I believe i understand your point but perhaps after my comment you will point out the fallacy therein: i don't think that following the letter of the law is always a good thing or even the right thing. Conversely not following a law put in place to protect against discrimination makes the act one of discrimination from a moral point of view. I'm not familiar with the ergonomics of that particular store but can imagine that store employees considered that the dog would rub against clothing merchandise inadvertently, leaving its hairs and smell, which would be highly undesirable, especially to a client who suffers from dog allergies.
While the law should certainly provide assistance to those that need it, this does not mean every form of assistance is acceptable under every circumstance.

william Peace said...

I agree following the letter of the law creates problems unto itself. I see this every time I fly. The application of FAA regulations is spotty at best and in some cases a hinderance. As to your suggestion employees were concerned about dog hair and smell, I have no doubt solutions to this issue abound. This line of reasoning however is dangerous. There is a slippery slope when we start putting restrictions on access.

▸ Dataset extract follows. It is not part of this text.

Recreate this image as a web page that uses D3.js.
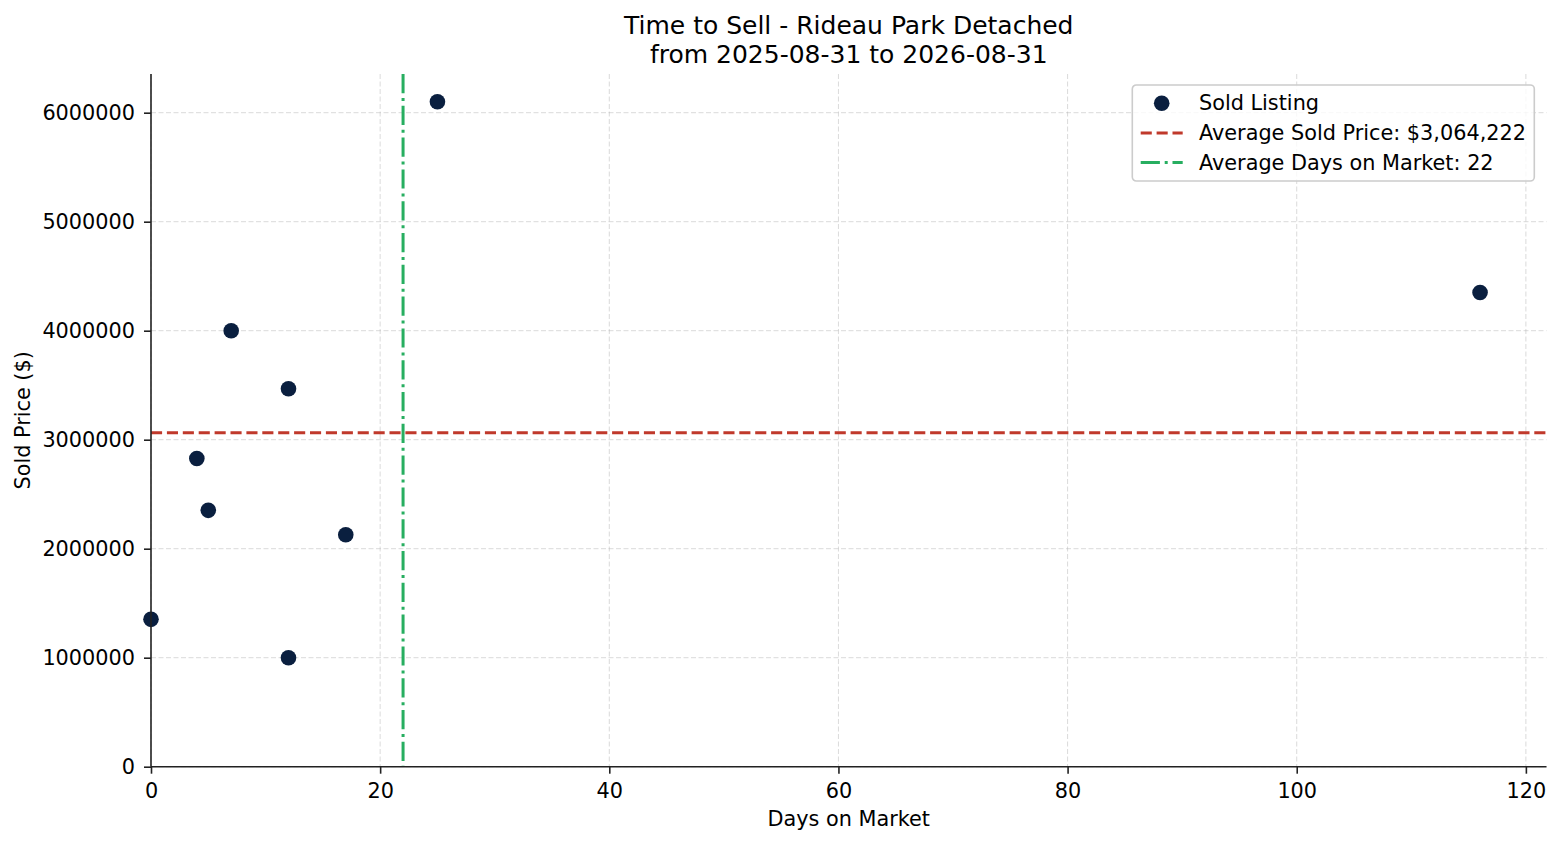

Issues such as safety and being deemed a fire hazard prevented people with a disability from receiving an education or flying on a plane. And one still reads about people with a disability being taken off planes because they are considered a flight risk. Your comments for me highlight even more strongly the inherent problem with the ADA. It is civil rights legislation but it is not perceived to have anything to do with civil rights. Until this changes the law will be poorly understood and not receive the social mandate it deserves.

Becky said...

Well written with much to think and ponder and act on. Thank you so much for sharing. I look forward to further dialogue.

william Peace said...

Becky, So thrilled you responded! You ooze class and dignity. Hope you will continue to let people know about your experiences pro and con.

Becky said...

Just had to check back in :) - yes I think we need to be a voice for both! Thanks for your support. and I could connect with your more recent post too.

Becky said...

Just had to check back in :) - yes I think we need to be a voice for both! Thanks for your support. and I could connect with your more recent post too.

william Peace said...

Becky, It is my hope the sort of loneliness I feel will be a thing of that past. I hope that young girl I met reads about disability prejudice and shakes her head in wonder.

Miz Kizzle said...

What happened to Ms. Andrews was wrong, plain and simple.
It was also her right to chose not to refuse to leave the store and be dragged out by mall security, although that might have netted her a nice financial settlement from the owners of Ann Taylor and the company that owns the mall.
I would have chosen the second course, but then I'm an attorney who walks with a cane due to a spinal injury. I don't mind making a scene in the interest of a good cause.
I wonder why it was necessary for Bad Cripple to mention that Ms. Andrews is "slender and attractive?" Aside from his own appreciation of her pulcritude, that is. Would she have been less worthy of having her civil rights honored if she were fat and ugly?

william Peace said...

MizKizzle, I mention Andrews appearance as I think it makes her an even more sympathetic figure. Like it or not physical appearance for women is very important.